An impressionable reader—Sir Humfry Gilbert—interviewed Ingram and as a result raised money for an expedition to visit the northwoods Shangri-la. It should have been easy to find, a village half a mile long with streets broader than London's broadest. Norumbega's citizens wore gold and silver hoops on their arms, and these were “garnished with pearls, diverse of them as big as one's thumb”; the natives used these pearls as small change. The women wore plates of gold as armor and counted their gemstones by the bushel. The Norumbegans' round (but somehow turreted) dwellings were supported by “pillars of gold, sylver and crystal” and wallpapered with fur. Elephants lived among penguins and flamingoes, and the happy inhabitants displayed rubies four inches in circumference. Gilbert assured his investors that the pub-crawling Ingram had attested to finding gold nuggets as big as his fist, scattered for the taking (Ingram evidently had forgotten to take any) in small brooks nearby.

Gilbert crossed from England but never found the Penobscot River, let alone Norumbega. In 1604 Samuel de Champlain sailed up that river to the head of navigation.
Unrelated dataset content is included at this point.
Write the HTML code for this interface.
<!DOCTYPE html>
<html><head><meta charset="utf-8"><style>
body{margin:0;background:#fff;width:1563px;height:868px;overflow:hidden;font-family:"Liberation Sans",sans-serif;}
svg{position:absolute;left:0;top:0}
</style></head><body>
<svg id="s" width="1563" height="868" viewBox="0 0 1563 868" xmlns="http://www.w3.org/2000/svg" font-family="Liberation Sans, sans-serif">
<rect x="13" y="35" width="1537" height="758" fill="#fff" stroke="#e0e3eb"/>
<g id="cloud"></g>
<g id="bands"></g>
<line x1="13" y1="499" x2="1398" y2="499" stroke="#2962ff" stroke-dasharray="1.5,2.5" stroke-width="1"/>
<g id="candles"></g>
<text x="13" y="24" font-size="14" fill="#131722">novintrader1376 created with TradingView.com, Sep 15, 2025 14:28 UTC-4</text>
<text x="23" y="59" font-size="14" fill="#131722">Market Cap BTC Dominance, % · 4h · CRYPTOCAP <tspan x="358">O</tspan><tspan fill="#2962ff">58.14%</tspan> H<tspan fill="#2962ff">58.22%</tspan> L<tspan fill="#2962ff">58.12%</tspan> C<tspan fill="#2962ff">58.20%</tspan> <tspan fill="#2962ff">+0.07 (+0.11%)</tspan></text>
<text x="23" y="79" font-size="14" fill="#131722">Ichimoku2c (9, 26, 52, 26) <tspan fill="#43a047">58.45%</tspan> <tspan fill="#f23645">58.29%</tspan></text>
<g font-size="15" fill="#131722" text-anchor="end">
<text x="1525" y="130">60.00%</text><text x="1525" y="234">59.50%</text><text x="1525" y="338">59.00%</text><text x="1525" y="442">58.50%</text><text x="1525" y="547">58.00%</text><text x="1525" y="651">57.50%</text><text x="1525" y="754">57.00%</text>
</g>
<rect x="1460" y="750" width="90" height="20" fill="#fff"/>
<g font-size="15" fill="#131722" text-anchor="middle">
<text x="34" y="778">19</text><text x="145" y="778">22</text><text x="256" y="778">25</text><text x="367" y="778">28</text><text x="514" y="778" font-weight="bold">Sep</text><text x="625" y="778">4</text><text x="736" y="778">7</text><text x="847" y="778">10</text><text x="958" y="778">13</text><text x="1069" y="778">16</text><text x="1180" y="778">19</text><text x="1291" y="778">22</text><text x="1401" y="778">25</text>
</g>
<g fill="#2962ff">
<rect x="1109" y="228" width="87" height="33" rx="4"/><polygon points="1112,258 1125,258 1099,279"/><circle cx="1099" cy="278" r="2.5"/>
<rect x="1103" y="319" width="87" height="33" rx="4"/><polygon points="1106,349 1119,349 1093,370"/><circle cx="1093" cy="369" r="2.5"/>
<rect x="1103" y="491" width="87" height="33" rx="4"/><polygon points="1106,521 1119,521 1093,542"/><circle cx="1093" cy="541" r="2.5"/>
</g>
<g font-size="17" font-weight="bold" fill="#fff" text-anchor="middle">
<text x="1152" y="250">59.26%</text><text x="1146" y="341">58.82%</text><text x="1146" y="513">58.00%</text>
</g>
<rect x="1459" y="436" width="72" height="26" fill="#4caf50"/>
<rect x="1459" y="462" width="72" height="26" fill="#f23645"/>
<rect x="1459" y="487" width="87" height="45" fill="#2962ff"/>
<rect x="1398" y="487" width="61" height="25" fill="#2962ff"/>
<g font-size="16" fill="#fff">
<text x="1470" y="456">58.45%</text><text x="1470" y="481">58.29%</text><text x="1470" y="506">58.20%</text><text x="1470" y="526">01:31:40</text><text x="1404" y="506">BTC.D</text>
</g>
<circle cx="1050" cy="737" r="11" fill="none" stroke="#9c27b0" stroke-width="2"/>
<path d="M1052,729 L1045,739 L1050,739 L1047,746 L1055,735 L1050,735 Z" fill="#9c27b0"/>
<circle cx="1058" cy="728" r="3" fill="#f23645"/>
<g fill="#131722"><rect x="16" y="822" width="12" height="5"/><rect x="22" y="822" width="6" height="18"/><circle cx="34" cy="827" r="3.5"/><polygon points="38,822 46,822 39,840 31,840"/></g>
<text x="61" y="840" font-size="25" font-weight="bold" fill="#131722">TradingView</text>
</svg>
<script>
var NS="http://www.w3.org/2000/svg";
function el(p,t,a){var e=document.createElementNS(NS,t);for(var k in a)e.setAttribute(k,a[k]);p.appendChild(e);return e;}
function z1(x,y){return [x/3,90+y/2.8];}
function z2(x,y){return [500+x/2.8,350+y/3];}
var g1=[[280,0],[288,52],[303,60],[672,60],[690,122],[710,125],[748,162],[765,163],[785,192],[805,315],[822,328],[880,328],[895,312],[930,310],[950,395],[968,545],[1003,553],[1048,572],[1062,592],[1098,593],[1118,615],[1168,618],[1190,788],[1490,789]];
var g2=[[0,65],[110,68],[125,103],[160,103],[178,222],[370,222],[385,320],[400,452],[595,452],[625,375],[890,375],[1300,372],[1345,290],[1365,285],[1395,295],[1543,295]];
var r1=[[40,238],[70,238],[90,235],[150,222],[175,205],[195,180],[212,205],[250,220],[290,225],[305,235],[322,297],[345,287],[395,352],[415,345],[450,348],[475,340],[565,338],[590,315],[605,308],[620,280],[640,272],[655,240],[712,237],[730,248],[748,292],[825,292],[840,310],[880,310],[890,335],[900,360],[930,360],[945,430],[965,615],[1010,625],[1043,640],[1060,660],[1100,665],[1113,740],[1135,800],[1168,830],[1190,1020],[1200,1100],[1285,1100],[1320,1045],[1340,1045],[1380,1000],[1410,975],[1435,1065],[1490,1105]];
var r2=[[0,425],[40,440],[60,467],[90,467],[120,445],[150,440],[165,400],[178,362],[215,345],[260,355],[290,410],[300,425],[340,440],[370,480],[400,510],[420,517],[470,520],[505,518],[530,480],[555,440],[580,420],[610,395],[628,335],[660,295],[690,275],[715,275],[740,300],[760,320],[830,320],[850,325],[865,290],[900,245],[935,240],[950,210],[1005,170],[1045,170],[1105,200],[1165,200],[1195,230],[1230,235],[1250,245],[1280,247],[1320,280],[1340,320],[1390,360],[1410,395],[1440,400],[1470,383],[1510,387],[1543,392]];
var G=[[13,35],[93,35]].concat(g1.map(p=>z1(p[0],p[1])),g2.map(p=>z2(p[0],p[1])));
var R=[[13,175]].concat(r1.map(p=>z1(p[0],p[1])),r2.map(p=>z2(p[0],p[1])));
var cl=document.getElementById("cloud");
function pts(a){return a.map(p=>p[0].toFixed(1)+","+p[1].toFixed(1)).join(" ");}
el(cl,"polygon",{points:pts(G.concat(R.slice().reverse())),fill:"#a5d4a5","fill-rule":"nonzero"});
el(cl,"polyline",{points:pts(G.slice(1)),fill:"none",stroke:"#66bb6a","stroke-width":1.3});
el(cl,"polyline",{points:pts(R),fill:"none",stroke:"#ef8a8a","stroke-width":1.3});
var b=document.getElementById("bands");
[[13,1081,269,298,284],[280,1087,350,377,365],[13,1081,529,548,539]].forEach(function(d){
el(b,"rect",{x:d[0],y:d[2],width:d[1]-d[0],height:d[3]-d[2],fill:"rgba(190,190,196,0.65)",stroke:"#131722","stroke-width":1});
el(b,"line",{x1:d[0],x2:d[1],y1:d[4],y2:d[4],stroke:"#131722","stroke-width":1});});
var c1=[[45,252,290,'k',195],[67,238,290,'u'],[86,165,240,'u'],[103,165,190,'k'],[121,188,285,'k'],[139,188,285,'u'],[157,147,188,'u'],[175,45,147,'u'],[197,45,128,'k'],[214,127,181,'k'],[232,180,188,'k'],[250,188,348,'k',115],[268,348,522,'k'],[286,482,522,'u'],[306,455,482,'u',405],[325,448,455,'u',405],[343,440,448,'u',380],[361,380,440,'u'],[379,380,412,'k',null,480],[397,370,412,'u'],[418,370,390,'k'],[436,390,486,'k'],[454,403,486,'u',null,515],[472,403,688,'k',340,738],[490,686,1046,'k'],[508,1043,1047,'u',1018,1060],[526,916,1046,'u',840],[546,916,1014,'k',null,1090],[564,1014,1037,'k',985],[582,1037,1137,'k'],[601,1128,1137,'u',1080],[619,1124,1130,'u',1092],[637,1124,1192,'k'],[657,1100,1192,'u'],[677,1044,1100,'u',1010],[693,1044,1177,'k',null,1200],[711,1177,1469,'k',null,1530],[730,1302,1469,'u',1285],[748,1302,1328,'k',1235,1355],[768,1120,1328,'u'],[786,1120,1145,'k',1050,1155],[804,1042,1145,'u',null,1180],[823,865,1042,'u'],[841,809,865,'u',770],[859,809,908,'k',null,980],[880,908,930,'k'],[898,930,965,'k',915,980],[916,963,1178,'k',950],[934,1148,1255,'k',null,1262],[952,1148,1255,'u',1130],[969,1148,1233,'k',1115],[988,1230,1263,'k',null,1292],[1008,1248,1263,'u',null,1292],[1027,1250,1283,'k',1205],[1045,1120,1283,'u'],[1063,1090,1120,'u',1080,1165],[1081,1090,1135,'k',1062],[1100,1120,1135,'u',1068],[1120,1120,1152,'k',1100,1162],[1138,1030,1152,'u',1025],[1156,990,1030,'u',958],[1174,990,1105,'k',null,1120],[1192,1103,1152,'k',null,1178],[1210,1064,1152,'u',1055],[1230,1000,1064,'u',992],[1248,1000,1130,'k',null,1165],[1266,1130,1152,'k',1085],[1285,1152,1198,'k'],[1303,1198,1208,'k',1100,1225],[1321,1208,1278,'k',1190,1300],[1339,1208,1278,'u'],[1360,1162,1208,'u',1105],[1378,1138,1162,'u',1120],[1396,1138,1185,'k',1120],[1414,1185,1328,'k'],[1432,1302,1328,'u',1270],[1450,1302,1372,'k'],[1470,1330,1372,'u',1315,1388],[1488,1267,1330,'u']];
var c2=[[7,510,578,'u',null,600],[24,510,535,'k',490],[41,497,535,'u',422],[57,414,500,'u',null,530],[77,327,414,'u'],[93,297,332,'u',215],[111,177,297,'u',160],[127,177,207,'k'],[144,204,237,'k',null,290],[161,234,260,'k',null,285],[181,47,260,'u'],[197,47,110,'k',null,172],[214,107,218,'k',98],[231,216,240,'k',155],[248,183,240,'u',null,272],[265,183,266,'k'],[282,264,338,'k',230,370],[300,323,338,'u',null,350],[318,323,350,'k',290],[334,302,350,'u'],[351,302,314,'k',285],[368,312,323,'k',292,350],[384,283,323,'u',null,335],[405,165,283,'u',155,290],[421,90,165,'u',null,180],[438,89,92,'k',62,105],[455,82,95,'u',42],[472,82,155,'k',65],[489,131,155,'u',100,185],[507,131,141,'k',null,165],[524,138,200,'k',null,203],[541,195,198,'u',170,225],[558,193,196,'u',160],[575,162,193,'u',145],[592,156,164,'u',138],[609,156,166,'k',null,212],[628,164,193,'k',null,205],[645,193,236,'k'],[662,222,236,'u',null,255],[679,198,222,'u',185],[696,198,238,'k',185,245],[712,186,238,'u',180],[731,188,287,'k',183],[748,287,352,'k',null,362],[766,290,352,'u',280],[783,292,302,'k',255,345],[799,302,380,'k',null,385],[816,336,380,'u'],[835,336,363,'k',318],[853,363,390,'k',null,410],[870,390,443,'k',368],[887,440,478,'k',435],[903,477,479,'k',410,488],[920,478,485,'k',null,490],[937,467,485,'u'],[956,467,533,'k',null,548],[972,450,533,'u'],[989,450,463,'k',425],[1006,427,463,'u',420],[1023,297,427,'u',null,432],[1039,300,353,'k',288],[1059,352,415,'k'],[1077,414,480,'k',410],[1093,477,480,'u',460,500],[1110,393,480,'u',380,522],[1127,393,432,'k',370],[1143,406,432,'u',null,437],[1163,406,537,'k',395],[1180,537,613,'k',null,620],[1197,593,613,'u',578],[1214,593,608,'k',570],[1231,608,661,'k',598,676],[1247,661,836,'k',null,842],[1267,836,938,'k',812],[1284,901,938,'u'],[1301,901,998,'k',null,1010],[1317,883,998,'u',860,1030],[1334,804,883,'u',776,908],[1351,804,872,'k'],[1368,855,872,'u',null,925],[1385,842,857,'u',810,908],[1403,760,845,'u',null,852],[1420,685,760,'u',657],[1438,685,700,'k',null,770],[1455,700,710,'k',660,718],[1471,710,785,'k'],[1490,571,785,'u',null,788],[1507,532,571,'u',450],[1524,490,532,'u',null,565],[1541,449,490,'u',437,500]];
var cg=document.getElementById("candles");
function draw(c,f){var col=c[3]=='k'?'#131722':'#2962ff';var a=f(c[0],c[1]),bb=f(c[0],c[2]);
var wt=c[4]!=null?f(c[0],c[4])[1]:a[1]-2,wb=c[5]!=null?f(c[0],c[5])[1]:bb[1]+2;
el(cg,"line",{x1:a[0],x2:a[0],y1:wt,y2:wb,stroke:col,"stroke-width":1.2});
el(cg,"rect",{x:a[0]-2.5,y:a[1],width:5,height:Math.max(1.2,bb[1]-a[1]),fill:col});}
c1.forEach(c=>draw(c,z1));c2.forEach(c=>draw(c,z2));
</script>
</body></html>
He decided that Ingram was a bullshit artist. He found himself not in what Morison titles the “New Jerusalem” of fevered legend but among a dreary hodgepodge of aboriginal huts in the neighborhood we call Bangor.

Ah, Bangor! Storied hometown of lumberjacks, fur traders, sailors, muggers, tavern keepers, confidence men, and whores: In this very place chewing gum was invented in 1842. Myth has a stranglehold on the little city: Hank and Jan Taft's
A Cruising Guide to the Maine Coast
attests that there's a “birth certificate on file at the Chamber of Commerce” to assure the gullible that Paul Bunyan was born in Bangor on February 12, 1834; the city erected a statue of Bunyan thirty-one feet tall, his exact height in real life, on lower Main Street. Thousands of sailing ships delivered freight to Bangor every year during the boom of the 1860s, and millions of board feet of white pines felled nearby drifted down the Penobscot during river-jamming spring drives.
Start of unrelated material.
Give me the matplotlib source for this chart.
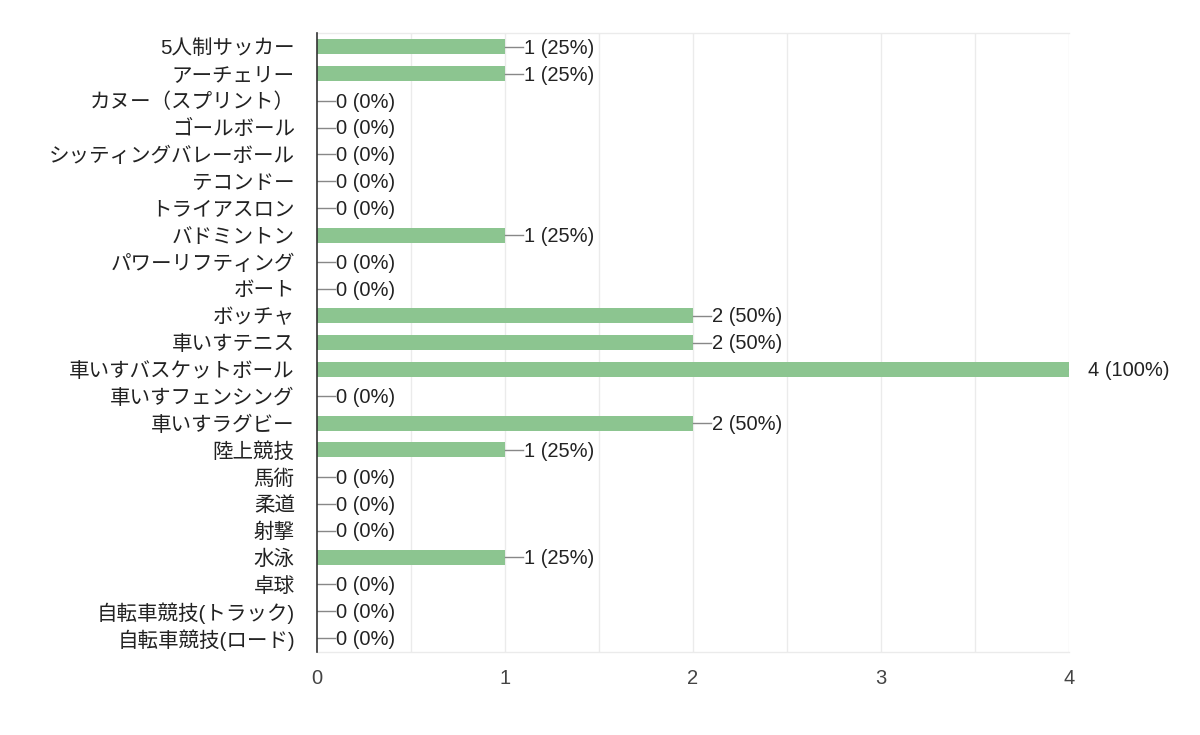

The marvels of Bangor have exerted a powerful pull. In 1977, a Bavarian brewery worker, en route by charter flight from Hamburg to San Francisco, disembarked at Bangor during a refueling stop. Erwin Kreuz had been aloft all night, and had consumed much of the fruit of his labors; he later confided that he was a seventeen-beer-a-day man. He spoke no English but for three days he toured Bangor in search of the Golden Gate Bridge. The bridge that he found, fording the Penobscot River, made a poor impression on him, but otherwise he liked the town just fine. Like San Francisco, it had water nearby, and hills, and a hotel—Bangor House—where he slept. His navigational error was discovered after a taxicab driver demurred angrily at Kreuz's command that he be driven to “downtown San Francisco,” and a tavern waitress who had served the bewildered tourist put him together with a German-speaking Czechoslovakian immigrant. The situation was publicized, and the
San Francisco Examiner
treated the German to a visit to the genuine City by the Bay. Despite attending a rodeo at the Cow Palace and being given an honorary Chinese name by residents of Chinatown, Kreuz confided to San Francisco's mayor George Moscone that he preferred Maine's version of a port city.
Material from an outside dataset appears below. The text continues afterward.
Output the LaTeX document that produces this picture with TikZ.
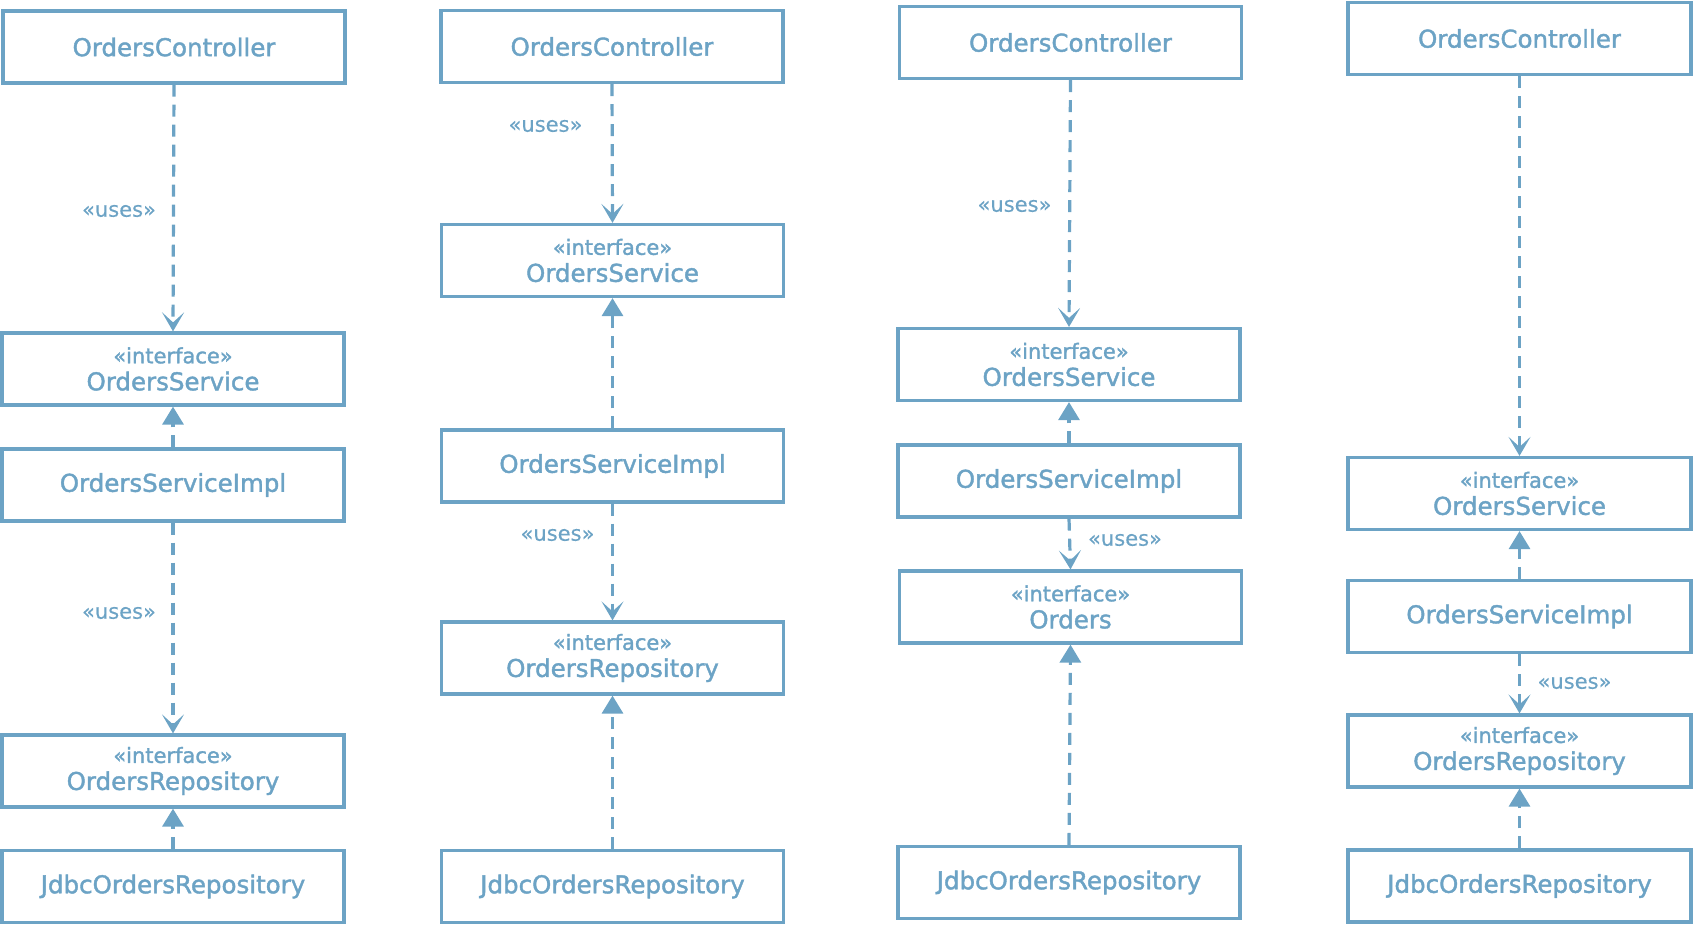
\documentclass[tikz,border=0pt]{standalone}
\usepackage{fontspec}
\setmainfont{DejaVu Sans}[FakeBold=0.3]
\newfontfamily\boxfont{DejaVu Sans}[FakeBold=1.6]
\usetikzlibrary{arrows.meta}
\definecolor{umlblue}{RGB}{108,163,197}
\tikzset{
  box/.style={draw=umlblue, line width=3.2pt, text=umlblue, minimum width=342pt, minimum height=72pt,
    inner sep=0pt, align=center, font=\boxfont\fontsize{24.5}{27}\selectfont},
  uses/.style={draw=umlblue, line width=3.2pt, dash pattern=on 12pt off 8pt,
    -{Stealth[length=19pt,width=22pt,inset=10pt]}},
  realizes/.style={draw=umlblue, line width=3.2pt, dash pattern=on 12pt off 8pt,
    -{Triangle[length=18pt,width=21pt]}},
  lbl/.style={text=umlblue, font=\fontsize{21}{22}\selectfont, inner sep=0pt}
}
\newcommand{\ifc}[1]{{\fontsize{21}{27}\selectfont «interface»}\\#1}
\begin{document}
\begin{tikzpicture}[x=1pt,y=-1pt]
\useasboundingbox (0,0) rectangle (1694,926);
% column 1
\node[box] (c1) at (174,47) {OrdersController};
\node[box] (s1) at (173,369) {\ifc{OrdersService}};
\node[box] (i1) at (173,485) {OrdersServiceImpl};
\node[box] (r1) at (173,771) {\ifc{OrdersRepository}};
\node[box] (j1) at (173,886.5) {JdbcOrdersRepository};
\draw[uses] (c1.south) -- (s1.north);
\draw[realizes] (i1.north) -- (s1.south);
\draw[uses] (i1.south) -- (r1.north);
\draw[realizes] (j1.north) -- (r1.south);
\node[lbl] (u1a) at (119,211) {«uses»};
\node[lbl] (u1b) at (119,613) {«uses»};
% column 2
\node[box] (c2) at (612,46.5) {OrdersController};
\node[box] (s2) at (612.5,260.5) {\ifc{OrdersService}};
\node[box] (i2) at (612.5,466) {OrdersServiceImpl};
\node[box] (r2) at (612.5,658) {\ifc{OrdersRepository}};
\node[box] (j2) at (612.5,886.5) {JdbcOrdersRepository};
\draw[uses] (c2.south) -- (s2.north);
\draw[realizes] (i2.north) -- (s2.south);
\draw[uses] (i2.south) -- (r2.north);
\draw[realizes] (j2.north) -- (r2.south);
\node[lbl] (u2a) at (545.5,126) {«uses»};
\node[lbl] (u2b) at (557.5,535) {«uses»};
% column 3
\node[box] (c3) at (1070.5,42.5) {OrdersController};
\node[box] (s3) at (1069,364.5) {\ifc{OrdersService}};
\node[box] (i3) at (1069,481) {OrdersServiceImpl};
\node[box] (o3) at (1070.5,607) {\ifc{Orders}};
\node[box] (j3) at (1069,882.5) {JdbcOrdersRepository};
\draw[uses] (c3.south) -- (s3.north);
\draw[realizes] (i3.north) -- (s3.south);
\draw[uses] (i3.south) -- (o3.north);
\draw[realizes] (j3.north) -- (o3.south);
\node[lbl] (u3a) at (1014.5,206) {«uses»};
\node[lbl] (u3b) at (1125,540) {«uses»};
% column 4
\node[box, minimum width=343pt] (c4) at (1519.5,38.5) {OrdersController};
\node[box, minimum width=343pt] (s4) at (1519.5,493.5) {\ifc{OrdersService}};
\node[box, minimum width=343pt] (i4) at (1519.5,616.5) {OrdersServiceImpl};
\node[box, minimum width=343pt] (r4) at (1519.5,751) {\ifc{OrdersRepository}};
\node[box, minimum width=343pt] (j4) at (1519.5,886) {JdbcOrdersRepository};
\draw[uses] (c4.south) -- (s4.north);
\draw[realizes] (i4.north) -- (s4.south);
\draw[uses] (i4.south) -- (r4.north);
\draw[realizes] (j4.north) -- (r4.south);
\node[lbl] (u4b) at (1574.5,683) {«uses»};
\end{tikzpicture}
\end{document}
The adventurer received marriage proposals from grateful Down Easters and was made an honorary member of the Penobscot Indian tribe. Now he's welcome to visit the “quiet place between two rapids” whenever he pleases. Upon arriving home at the Frankfurt airport, the returning explorer boasted to an international press contingent: “If Kennedy can claim, ‘I am a Berliner,' then I am a Bangor.”